Dribbling tidal gushes and the drools
of storms bore on the rushes when it rained.
Joe stood, deep in his field, while one large, swift
corncrake circled, never gliding low
about his head. Joe saw it fade and drift
out, over to one island where a slow
windtide seemed in the rain to sound,
"Leave this lone poet to a flooded ground".
To midgebuzz in a yellow wave between
whipwindy blades of purple heather fields
and low skywisping flickerlights, one's been
met by something vague. Not sky. Not bog.
Neither eyeblood stars nor raingems. Now,
Head through. Strange haloes, flashing from a fog,
within, without. A shadow and a glow.
A face, a name, gem shatterings surround:
A man deep-fallen in the field-end hollow;
Lain down in the ratblack drowning ground
where only mountain winds will swoop to follow.

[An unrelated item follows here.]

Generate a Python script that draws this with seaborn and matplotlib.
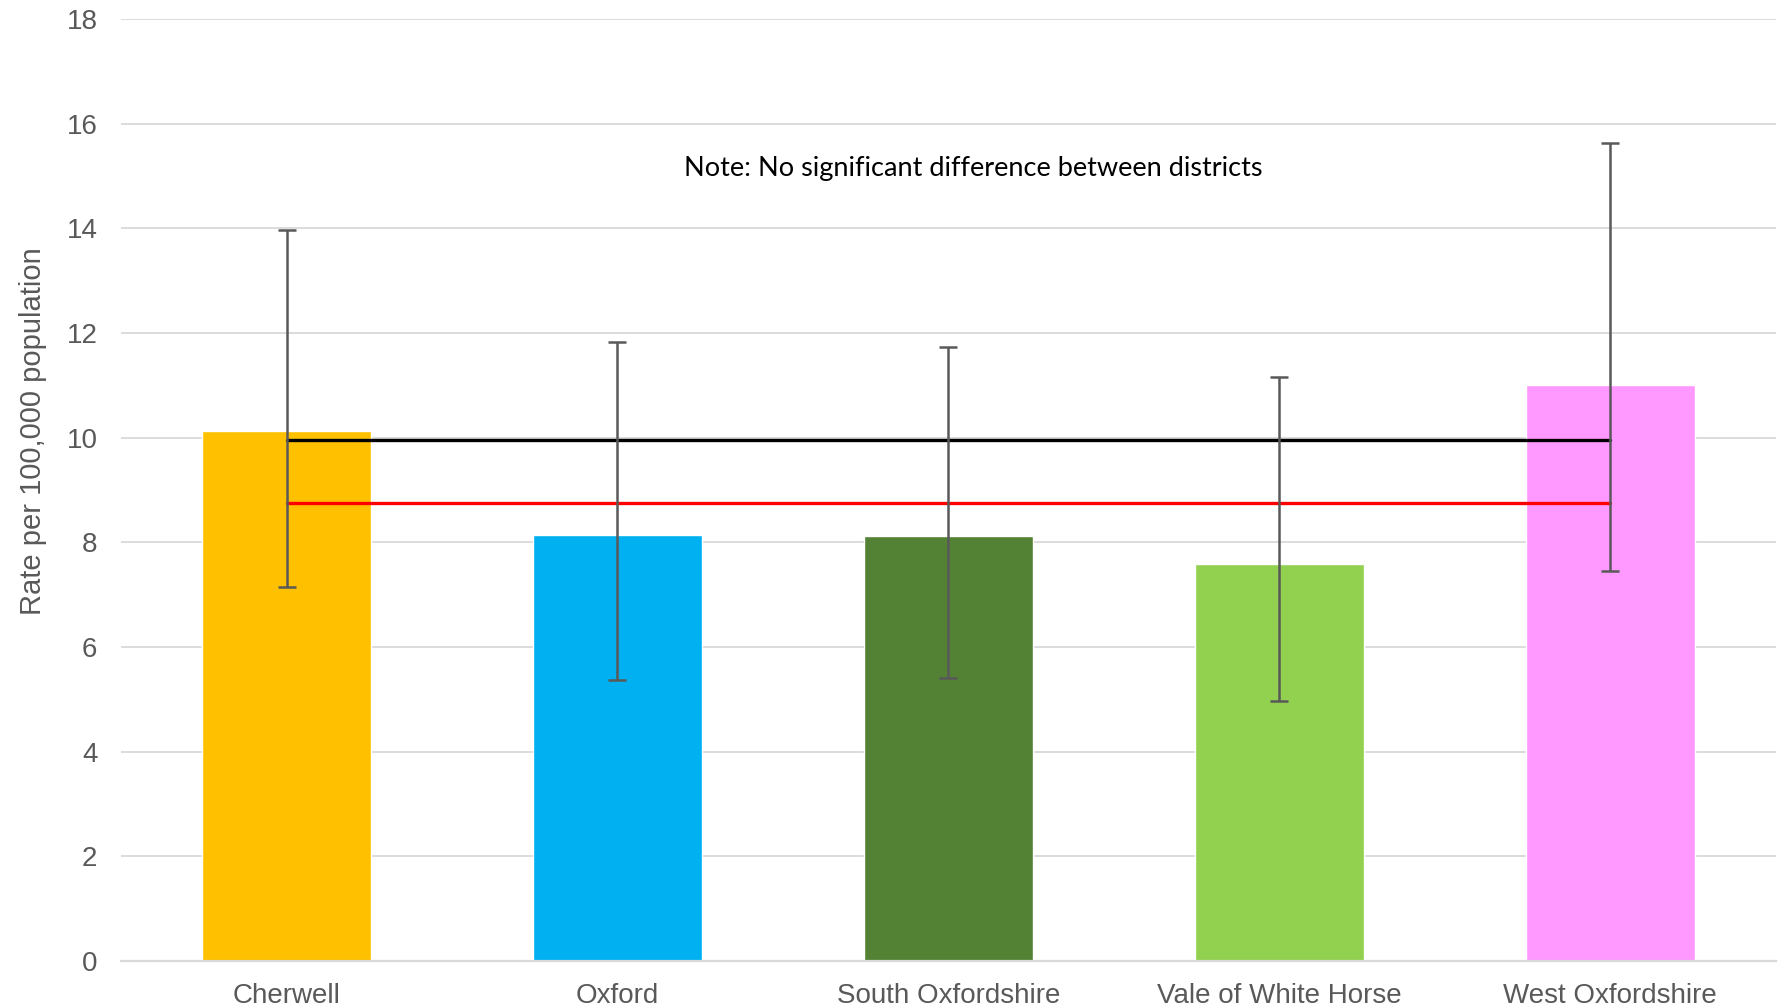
import numpy as np
import pandas as pd
import seaborn as sns
import matplotlib.pyplot as plt

# values
districts = ["Cherwell", "Oxford", "South Oxfordshire", "Vale of White Horse", "West Oxfordshire"]
rates = [10.13, 8.15, 8.13, 7.59, 11.0]
ci_lower = [7.15, 5.37, 5.41, 4.96, 7.46]
ci_upper = [13.98, 11.83, 11.74, 11.17, 15.63]
bar_colors = ["#FFC000", "#00B0F0", "#548235", "#92D050", "#FF99FF"]
england_rate = 9.96
oxfordshire_rate = 8.76
yticks = list(range(0, 19, 2))
note = "Note: No significant difference between districts"

df = pd.DataFrame({"district": districts, "rate": rates})

sns.set_style("white")
plt.rcParams["font.family"] = ["Liberation Sans", "DejaVu Sans"]

fig = plt.figure(figsize=(17.81, 10.08), dpi=100)
ax = fig.add_axes([0.068, 0.0466, 0.929, 0.9344])

sns.barplot(data=df, x="district", y="rate", hue="district",
            palette=bar_colors, width=0.51, saturation=1, legend=False, ax=ax)

x = np.arange(len(districts))
lo = np.array(rates) - np.array(ci_lower)
hi = np.array(ci_upper) - np.array(rates)

# reference lines
ax.plot([x[0], x[-1]], [england_rate, england_rate], color="black", lw=2.4, zorder=4)
ax.plot([x[0], x[-1]], [oxfordshire_rate, oxfordshire_rate], color="#FF0000", lw=2.4, zorder=4)

ax.errorbar(x, rates, yerr=[lo, hi], fmt="none", ecolor="#595959",
            elinewidth=1.8, capsize=6.5, capthick=1.8, zorder=5)

ax.set_xlim(-0.5, len(districts) - 0.5)
ax.set_ylim(0, 18)
ax.set_yticks(yticks)
ax.yaxis.grid(True, color="#D9D9D9", lw=1.3)
ax.set_axisbelow(True)
for s in ["top", "right", "left"]:
    ax.spines[s].set_visible(False)
ax.spines["bottom"].set_color("#D9D9D9")
ax.spines["bottom"].set_linewidth(1.6)

ax.tick_params(axis="both", length=0, labelsize=20, labelcolor="#595959")
ax.tick_params(axis="x", pad=16)
ax.tick_params(axis="y", pad=17)
ax.set_xlabel("")
ax.set_ylabel("Rate per 100,000 population", fontsize=21, color="#595959")
ax.yaxis.set_label_coords(-0.045, 0.563)

ax.text(0.515, 0.841, note, transform=ax.transAxes, ha="center", va="center",
        fontsize=19.5, color="black", family=["Lato", "DejaVu Sans"])

fig.savefig("out.png", dpi=100)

Turn down, turn down through Drumslide, through sky broad
Splinterpoints of self. No words. Become the road.
wormroute
these two I liked, and I think a lot of poetry can do well with these combinations of sounds and meanings, but I think you've overloaded the latter poem with a few too many combo-words, or made up words, and it makes it difficult to follow the musings of the author.
I'm not sure what it is, something common, or at the very least, a grim but still pastoral image has been reshaped more by the language of the poet than the feeling of the poet, and in this moment in the fields, with the subject, or the author stuck in the mud, the reader seems to slog through the words and only get a vague feeling of the surroundings, of the importance of the moment because they are stuck digesting these words the author places in front of them. I'm not saying the answer is more simplicity, but maybe to make these words stand out more. They are given to us, as if they are something commonplace, something to plod through the mud of the poem, when in fact they are something extraordinary presented as normal, and that slows us down, makes us skip over the images to the next extraordinary word, and I think in the end, the author's intention is secondary to the reader's attention to these anamoly's and figuring them out, rather than understanding the poem.

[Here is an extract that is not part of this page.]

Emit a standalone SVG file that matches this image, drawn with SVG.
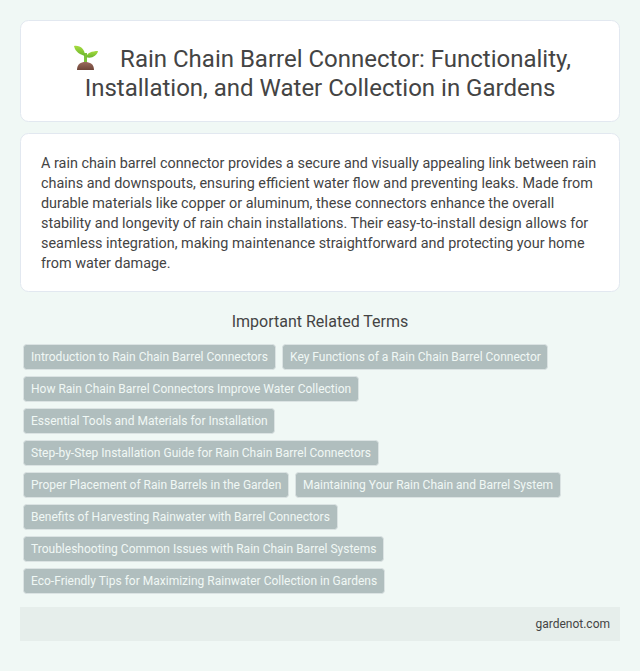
<svg xmlns="http://www.w3.org/2000/svg" width="640" height="671" viewBox="0 0 640 671">
<defs><linearGradient id="leaf" x1="0" y1="0" x2="0" y2="1"><stop offset="0" stop-color="#a6dc3e"/><stop offset="1" stop-color="#6cb52e"/></linearGradient><linearGradient id="soil" x1="0" y1="0" x2="0" y2="1"><stop offset="0" stop-color="#9a6a5c"/><stop offset="1" stop-color="#6d4438"/></linearGradient></defs>
<style>
text{font-family:Roboto,"Liberation Sans",sans-serif}
.card{fill:#fff;stroke:#e2e8f0;stroke-width:1}
.h{font-size:24px;fill:#444;text-anchor:middle}
.p{font-size:14.4px;fill:#444}
.c{font-size:12px;fill:#f0f8f5}
.t{fill:#b0bebe;stroke:#dbe3e3;stroke-width:1}
</style>
<rect width="640" height="671" fill="#f0f8f5"/>
<g id="title"><rect class="card" x="20.500" y="20.500" width="599" height="101" rx="8"/>
<g id="sprout"><path d="M87 53V65h-3V53z" fill="#7cc23a"/><path d="M85 56C81 55 75 52 74 46C80 45 85 49 85 56z" fill="url(#leaf)"/><path d="M86 57C87 53 92 51 98 51C97 56 91 59 86 57z" fill="url(#leaf)"/><path d="M77 70C77 64 81 62 85 62C90 62 94 64 94 70z" fill="url(#soil)"/></g>
<text class="h" x="345.500" y="67">Rain Chain Barrel Connector: Functionality,</text>
<text class="h" x="320" y="96">Installation, and Water Collection in Gardens</text></g>
<g id="intro"><rect class="card" x="20.500" y="133.500" width="599" height="158" rx="8"/>
<text class="p" x="41" y="168">A rain chain barrel connector provides a secure and visually appealing link between rain</text>
<text class="p" x="41" y="188">chains and downspouts, ensuring efficient water flow and preventing leaks. Made from</text>
<text class="p" x="41" y="208">durable materials like copper or aluminum, these connectors enhance the overall</text>
<text class="p" x="41" y="228">stability and longevity of rain chain installations. Their easy-to-install design allows for</text>
<text class="p" x="41" y="248">seamless integration, making maintenance straightforward and protecting your home</text>
<text class="p" x="41" y="268">from water damage.</text></g>
<text x="320" y="327" font-size="16" fill="#444" text-anchor="middle">Important Related Terms</text>
<g id="tag1"><rect class="t" x="23.500" y="344.500" width="252" height="25" rx="3"/><text class="c" x="31" y="361">Introduction to Rain Chain Barrel Connectors</text></g>
<g id="tag2"><rect class="t" x="282.500" y="344.500" width="265" height="25" rx="3"/><text class="c" x="290" y="361">Key Functions of a Rain Chain Barrel Connector</text></g>
<g id="tag3"><rect class="t" x="23.500" y="376.500" width="335" height="25" rx="3"/><text class="c" x="31" y="393">How Rain Chain Barrel Connectors Improve Water Collection</text></g>
<g id="tag4"><rect class="t" x="23.500" y="408.500" width="251" height="25" rx="3"/><text class="c" x="31" y="425">Essential Tools and Materials for Installation</text></g>
<g id="tag5"><rect class="t" x="23.500" y="440.500" width="355" height="25" rx="3"/><text class="c" x="31" y="457">Step-by-Step Installation Guide for Rain Chain Barrel Connectors</text></g>
<g id="tag6"><rect class="t" x="23.500" y="472.500" width="265" height="25" rx="3"/><text class="c" x="31" y="489">Proper Placement of Rain Barrels in the Garden</text></g>
<g id="tag7"><rect class="t" x="295.500" y="472.500" width="265" height="25" rx="3"/><text class="c" x="303" y="489">Maintaining Your Rain Chain and Barrel System</text></g>
<g id="tag8"><rect class="t" x="23.500" y="504.500" width="314" height="25" rx="3"/><text class="c" x="31" y="521">Benefits of Harvesting Rainwater with Barrel Connectors</text></g>
<g id="tag9"><rect class="t" x="23.500" y="536.500" width="360" height="25" rx="3"/><text class="c" x="31" y="553">Troubleshooting Common Issues with Rain Chain Barrel Systems</text></g>
<g id="tag10"><rect class="t" x="23.500" y="568.500" width="361" height="25" rx="3"/><text class="c" x="31" y="585">Eco-Friendly Tips for Maximizing Rainwater Collection in Gardens</text></g>
<g id="footer"><rect x="20" y="607" width="600" height="34" fill="#e6eeeb"/><text x="610" y="628" font-size="12" fill="#444" text-anchor="end">gardenot.com</text></g>
<g id="connectors"/>
</svg>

As always though, thought provoking pieces
fuck 'em, indeed. how much of our art do we lose when we write for Them That Read? even when one writes something insanely simple, everyone fucking thinks it's more complex than it is. well, most of the time.
however, just as one must write as he likes, another must like as he likes, yeah? ain't no controlling that.
i do enjoy the first poem. the words jar and grate against one-another. i love it. it's dissonant like a nasty sax solo in B flat over an A major melody. it speaks to me.